***** Material for the task

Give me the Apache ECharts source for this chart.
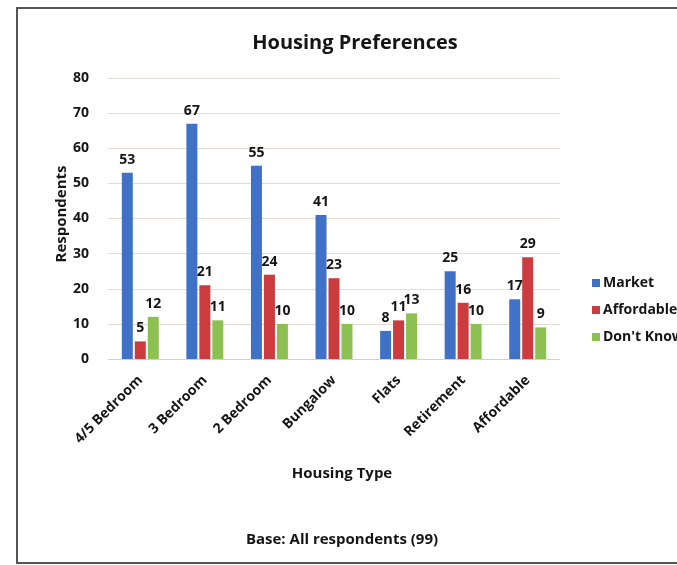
<!DOCTYPE html>
<html><head><meta charset="utf-8">
<script src="https://cdn.jsdelivr.net/npm/echarts@6/dist/echarts.min.js"></script>
<style>html,body{margin:0;padding:0;background:#fff}#c{width:677px;height:565px}</style>
</head><body><div id="c"></div>
<script>
const categories = ['4/5 Bedroom','3 Bedroom','2 Bedroom','Bungalow','Flats','Retirement','Affordable'];
const market = [53, 67, 55, 41, 8, 25, 17];
const affordable = [5, 21, 24, 23, 11, 16, 29];
const dontKnow = [12, 11, 10, 10, 13, 10, 9];
const yTicks = [0, 10, 20, 30, 40, 50, 60, 70, 80];

const font = '"Open Sans", "Liberation Sans", sans-serif';
const txt = '#151515';
const lbl = {show: true, position: 'top', distance: 6, fontFamily: font, fontWeight: 'bold', fontSize: 14, color: txt};

const chart = echarts.init(document.getElementById('c'));
chart.setOption({
  animation: false,
  backgroundColor: '#fff',
  title: {text: 'Housing Preferences', left: 350, top: 28, textAlign: 'center',
    textStyle: {fontFamily: font, fontWeight: 'bold', fontSize: 20, color: txt}},
  graphic: [
    {type: 'rect', shape: {x: 17, y: 8, width: 700, height: 555}, style: {fill: 'none', stroke: '#555', lineWidth: 2}},
    {type: 'text', style: {text: 'Base: All respondents (99)', x: 342, y: 540, textAlign: 'center', textVerticalAlign: 'middle', font: 'bold 15px ' + font, fill: txt}},
    {type: 'text', x: 62, y: 214, rotation: Math.PI / 2, style: {text: 'Respondents', x: 0, y: 0, textAlign: 'center', textVerticalAlign: 'middle', font: 'bold 15px ' + font, fill: txt}}
  ],
  legend: {orient: 'vertical', left: 587, top: 271, itemWidth: 8, itemHeight: 8, itemGap: 13,
    icon: 'rect', textStyle: {fontFamily: font, fontWeight: 'bold', fontSize: 14, color: txt, padding: [0,0,0,-2]}},
  grid: {left: 108, right: 117, top: 78, bottom: 206},
  xAxis: {type: 'category', data: categories,
    name: 'Housing Type', nameLocation: 'middle', nameGap: 107,
    nameTextStyle: {fontFamily: font, fontWeight: 'bold', fontSize: 15, color: txt, padding: [0,0,0,16]},
    axisLine: {lineStyle: {color: '#d8d0c8', width: 1}}, axisTick: {show: false},
    axisLabel: {rotate: 45, interval: 0, margin: 19, fontFamily: font, fontWeight: 'bold', fontSize: 14, color: txt}},
  yAxis: {type: 'value', min: 0, max: 80, interval: 10,
    axisLine: {show: false}, axisTick: {show: false},
    splitLine: {lineStyle: {color: '#e4dcd4', width: 1}},
    axisLabel: {margin: 19, fontFamily: font, fontWeight: 'bold', fontSize: 14, color: txt,
      formatter: v => yTicks.includes(v) ? String(v) : ''}},
  series: [
    {name: 'Market', type: 'bar', data: market, barWidth: 11, barGap: '18%', itemStyle: {color: '#3f72c6'}, label: lbl},
    {name: 'Affordable', type: 'bar', data: affordable, barWidth: 11, barGap: '18%', itemStyle: {color: '#cc3b3e'}, label: lbl},
    {name: "Don't Know", type: 'bar', data: dontKnow, barWidth: 11, barGap: '18%', itemStyle: {color: '#8cc152'}, label: lbl}
  ]
});
</script></body></html>
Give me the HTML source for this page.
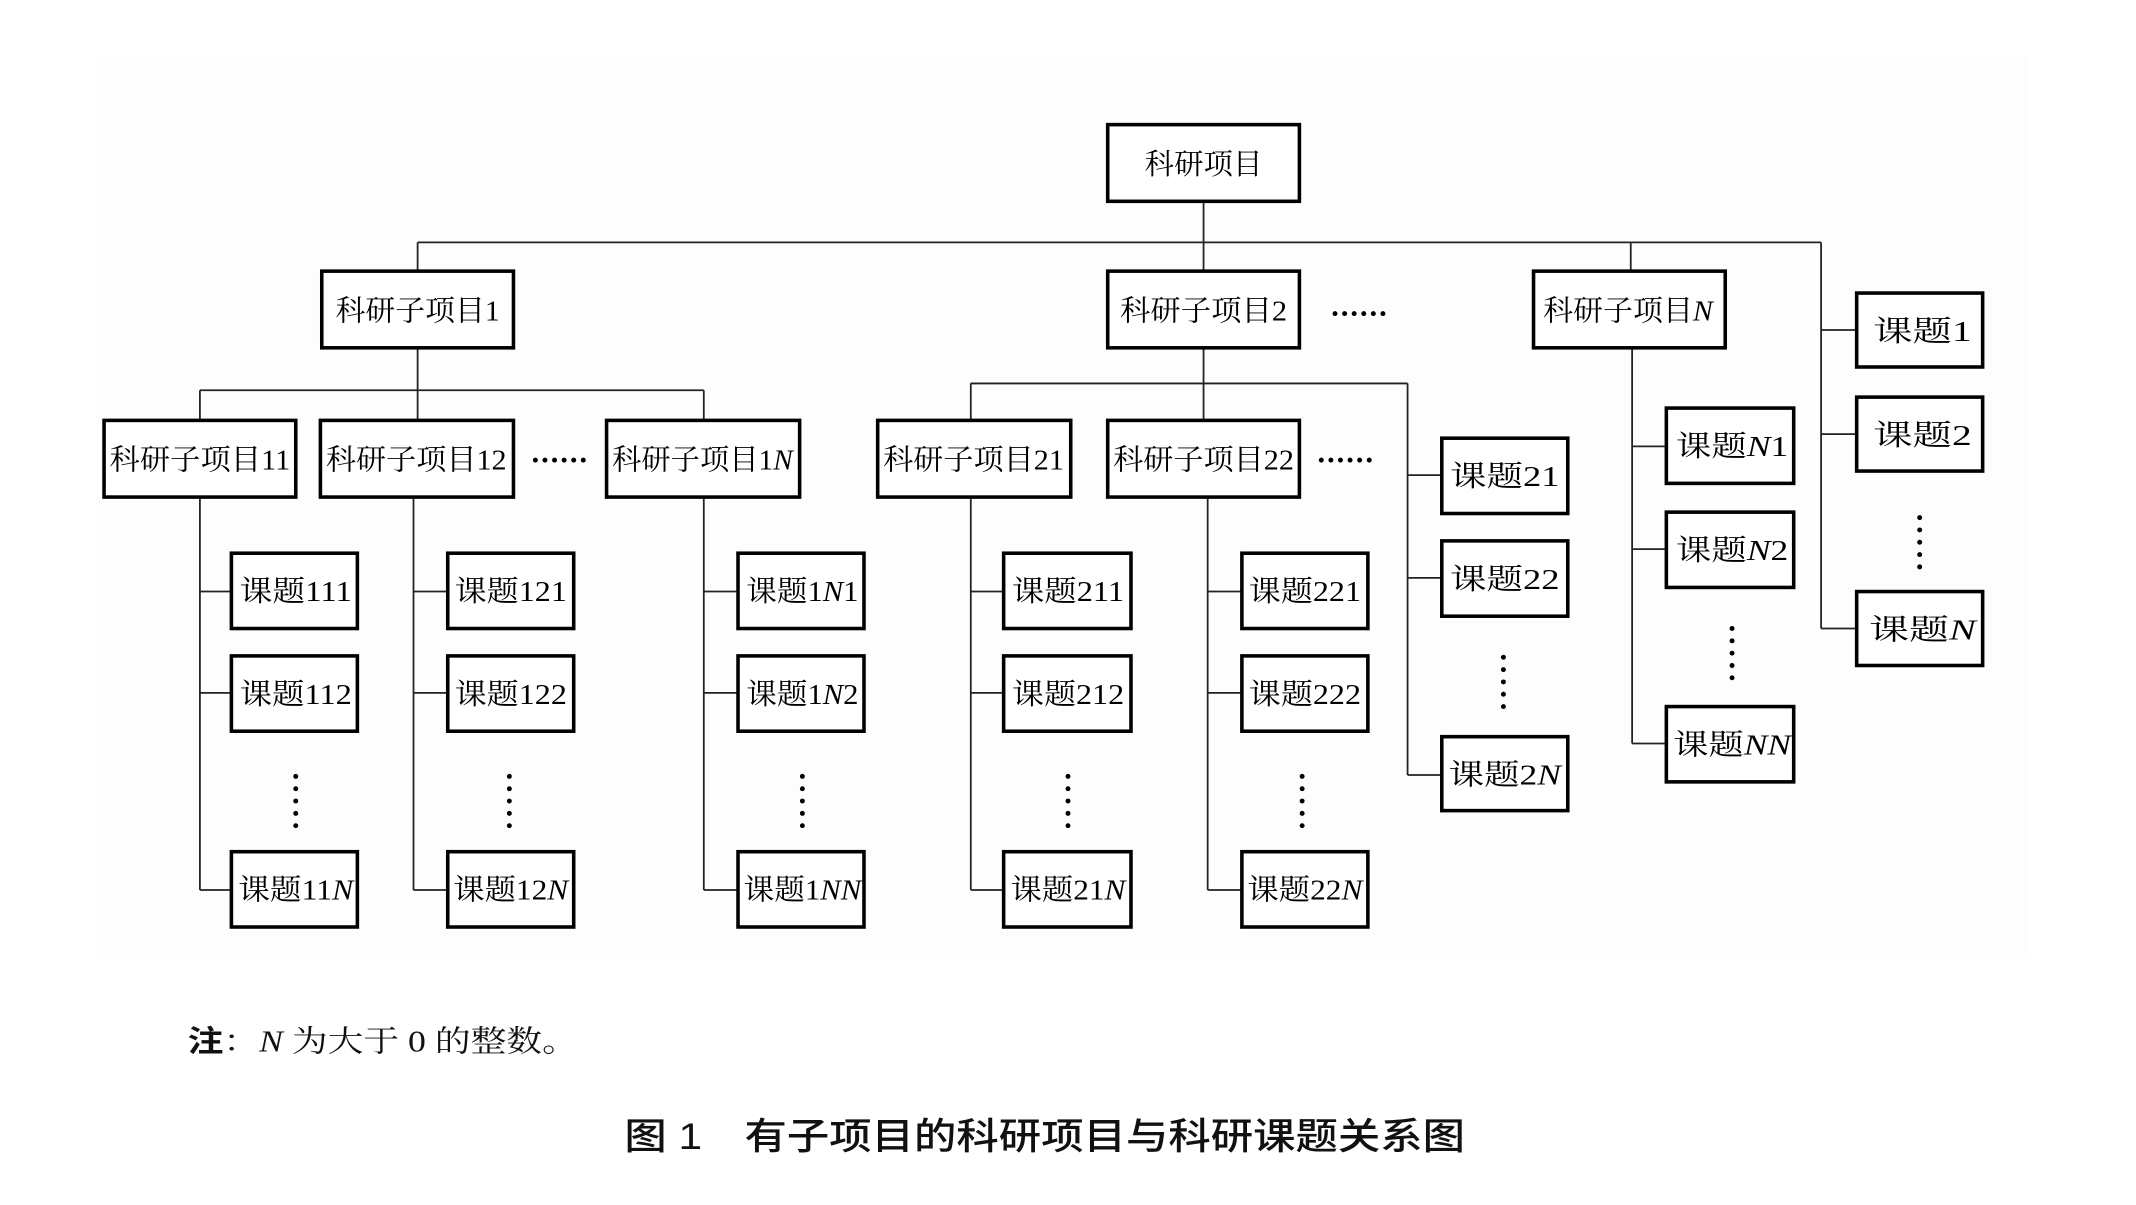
<!DOCTYPE html>
<html><head><meta charset="utf-8"><style>
html,body{margin:0;padding:0;background:#fff;}
svg{display:block;}
.b{fill:#fff;stroke:#000;stroke-width:2.6;}
.l{stroke:#222;stroke-width:1.3;fill:none;}
.t{font-family:"Liberation Serif","Noto Serif CJK SC",serif;font-size:21px;fill:#000;text-anchor:middle;}
.i{font-style:italic;}
</style></head><body>
<svg width="2136" height="1205" viewBox="0 0 1560 880" xmlns="http://www.w3.org/2000/svg">
<defs>
<g id="hd"><circle cx="0" cy="0" r="1.8"/><circle cx="7" cy="0" r="1.8"/><circle cx="14" cy="0" r="1.8"/><circle cx="21" cy="0" r="1.8"/><circle cx="28" cy="0" r="1.8"/><circle cx="35" cy="0" r="1.8"/></g>
<g id="vd"><circle cx="0" cy="0" r="1.8"/><circle cx="0" cy="9" r="1.8"/><circle cx="0" cy="18" r="1.8"/><circle cx="0" cy="27" r="1.8"/><circle cx="0" cy="36" r="1.8"/></g>
</defs>
<rect x="70" y="40" width="1410" height="660" fill="#fdfdfd"/>
<g class="l">
<path d="M879 147V177M305 177H1330M305 177V198M879 177V198M1191 177V198"/>
<path d="M1330 177V459M1330 241H1356M1330 317H1356M1330 459H1356"/>
<path d="M305 254V307M146 285H514M146 285V307M514 285V307"/>
<path d="M879 254V307M709 280H1028M709 280V307M1028 280V566M1028 347H1053M1028 422H1053M1028 566H1053"/>
<path d="M1192 254V543M1192 326H1217M1192 401H1217M1192 543H1217"/>
<path d="M146 363V650M146 432H169M146 506H169M146 650H169"/>
<path d="M302 363V650M302 432H327M302 506H327M302 650H327"/>
<path d="M514 363V650M514 432H539M514 506H539M514 650H539"/>
<path d="M709 363V650M709 432H733M709 506H733M709 650H733"/>
<path d="M882 363V650M882 432H907M882 506H907M882 650H907"/>
</g>
<g>
<rect class="b" x="809" y="91" width="140" height="56"/><text class="t" x="879" y="127" textLength="86" lengthAdjust="spacingAndGlyphs">科研项目</text>
<rect class="b" x="235" y="198" width="140" height="56"/><text class="t" x="305" y="234" textLength="120" lengthAdjust="spacingAndGlyphs">科研子项目1</text>
<rect class="b" x="809" y="198" width="140" height="56"/><text class="t" x="879" y="234" textLength="122" lengthAdjust="spacingAndGlyphs">科研子项目2</text>
<rect class="b" x="1120" y="198" width="140" height="56"/><text class="t" x="1189" y="234" textLength="124" lengthAdjust="spacingAndGlyphs">科研子项目<tspan class="i">N</tspan></text>

<rect class="b" x="76" y="307" width="140" height="56"/><text class="t" x="146" y="343" textLength="132" lengthAdjust="spacingAndGlyphs">科研子项目11</text>
<rect class="b" x="234" y="307" width="141" height="56"/><text class="t" x="304" y="343" textLength="132" lengthAdjust="spacingAndGlyphs">科研子项目12</text>
<rect class="b" x="443" y="307" width="141" height="56"/><text class="t" x="513" y="343" textLength="132" lengthAdjust="spacingAndGlyphs">科研子项目1<tspan class="i">N</tspan></text>
<rect class="b" x="641" y="307" width="141" height="56"/><text class="t" x="711" y="343" textLength="132" lengthAdjust="spacingAndGlyphs">科研子项目21</text>
<rect class="b" x="809" y="307" width="140" height="56"/><text class="t" x="879" y="343" textLength="132" lengthAdjust="spacingAndGlyphs">科研子项目22</text>

<rect class="b" x="1356" y="214" width="92" height="54"/><text class="t" x="1404" y="249" textLength="72" lengthAdjust="spacingAndGlyphs">课题1</text>
<rect class="b" x="1356" y="290" width="92" height="54"/><text class="t" x="1404" y="325" textLength="72" lengthAdjust="spacingAndGlyphs">课题2</text>
<rect class="b" x="1356" y="432" width="92" height="54"/><text class="t" x="1404" y="467" textLength="78" lengthAdjust="spacingAndGlyphs">课题<tspan class="i">N</tspan></text>

<rect class="b" x="1053" y="320" width="92" height="55"/><text class="t" x="1099" y="355" textLength="80" lengthAdjust="spacingAndGlyphs">课题21</text>
<rect class="b" x="1053" y="395" width="92" height="55"/><text class="t" x="1099" y="430" textLength="80" lengthAdjust="spacingAndGlyphs">课题22</text>
<rect class="b" x="1053" y="538" width="92" height="54"/><text class="t" x="1099" y="573" textLength="82" lengthAdjust="spacingAndGlyphs">课题2<tspan class="i">N</tspan></text>

<rect class="b" x="1217" y="298" width="93" height="55"/><text class="t" x="1265" y="333" textLength="82" lengthAdjust="spacingAndGlyphs">课题<tspan class="i">N</tspan>1</text>
<rect class="b" x="1217" y="374" width="93" height="55"/><text class="t" x="1265" y="409" textLength="82" lengthAdjust="spacingAndGlyphs">课题<tspan class="i">N</tspan>2</text>
<rect class="b" x="1217" y="516" width="93" height="55"/><text class="t" x="1265" y="551" textLength="86" lengthAdjust="spacingAndGlyphs">课题<tspan class="i">NN</tspan></text>

<rect class="b" x="169" y="404" width="92" height="55"/><text class="t" x="216" y="439" textLength="82" lengthAdjust="spacingAndGlyphs">课题111</text>
<rect class="b" x="169" y="479" width="92" height="55"/><text class="t" x="216" y="514" textLength="82" lengthAdjust="spacingAndGlyphs">课题112</text>
<rect class="b" x="169" y="622" width="92" height="55"/><text class="t" x="216" y="657" textLength="84" lengthAdjust="spacingAndGlyphs">课题11<tspan class="i">N</tspan></text>

<rect class="b" x="327" y="404" width="92" height="55"/><text class="t" x="373" y="439" textLength="82" lengthAdjust="spacingAndGlyphs">课题121</text>
<rect class="b" x="327" y="479" width="92" height="55"/><text class="t" x="373" y="514" textLength="82" lengthAdjust="spacingAndGlyphs">课题122</text>
<rect class="b" x="327" y="622" width="92" height="55"/><text class="t" x="373" y="657" textLength="84" lengthAdjust="spacingAndGlyphs">课题12<tspan class="i">N</tspan></text>

<rect class="b" x="539" y="404" width="92" height="55"/><text class="t" x="586" y="439" textLength="82" lengthAdjust="spacingAndGlyphs">课题1<tspan class="i">N</tspan>1</text>
<rect class="b" x="539" y="479" width="92" height="55"/><text class="t" x="586" y="514" textLength="82" lengthAdjust="spacingAndGlyphs">课题1<tspan class="i">N</tspan>2</text>
<rect class="b" x="539" y="622" width="92" height="55"/><text class="t" x="586" y="657" textLength="86" lengthAdjust="spacingAndGlyphs">课题1<tspan class="i">NN</tspan></text>

<rect class="b" x="733" y="404" width="93" height="55"/><text class="t" x="780" y="439" textLength="82" lengthAdjust="spacingAndGlyphs">课题211</text>
<rect class="b" x="733" y="479" width="93" height="55"/><text class="t" x="780" y="514" textLength="82" lengthAdjust="spacingAndGlyphs">课题212</text>
<rect class="b" x="733" y="622" width="93" height="55"/><text class="t" x="780" y="657" textLength="84" lengthAdjust="spacingAndGlyphs">课题21<tspan class="i">N</tspan></text>

<rect class="b" x="907" y="404" width="92" height="55"/><text class="t" x="953" y="439" textLength="82" lengthAdjust="spacingAndGlyphs">课题221</text>
<rect class="b" x="907" y="479" width="92" height="55"/><text class="t" x="953" y="514" textLength="82" lengthAdjust="spacingAndGlyphs">课题222</text>
<rect class="b" x="907" y="622" width="92" height="55"/><text class="t" x="953" y="657" textLength="84" lengthAdjust="spacingAndGlyphs">课题22<tspan class="i">N</tspan></text>
</g>
<g fill="#000">
<use href="#hd" transform="translate(975,229)"/>
<use href="#hd" transform="translate(391,336)"/>
<use href="#hd" transform="translate(965,336)"/>
<use href="#vd" transform="translate(216,567)"/>
<use href="#vd" transform="translate(372,567)"/>
<use href="#vd" transform="translate(586,567)"/>
<use href="#vd" transform="translate(780,567)"/>
<use href="#vd" transform="translate(951,567)"/>
<use href="#vd" transform="translate(1098,480)"/>
<use href="#vd" transform="translate(1265,459)"/>
<use href="#vd" transform="translate(1402,378)"/>
</g>
<text x="137" y="768" font-family="'Liberation Serif','Noto Serif CJK SC',serif" font-size="22" fill="#111" textLength="285" lengthAdjust="spacingAndGlyphs"><tspan font-weight="bold" font-family="'Noto Sans CJK SC',sans-serif">注</tspan>：<tspan font-style="italic">N</tspan> 为大于 0 的整数。</text>
<text x="456" y="839" font-family="'Liberation Sans','Noto Sans CJK SC',sans-serif" font-size="27" font-weight="500" fill="#111" textLength="614" lengthAdjust="spacingAndGlyphs">图 1　有子项目的科研项目与科研课题关系图</text>
</svg>
</body></html>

**********

Copy each line from the data above that includes "this".

▸ **Response to the exercise**:
Give me the Apache ECharts source for this chart.
Give me the HTML source for this page.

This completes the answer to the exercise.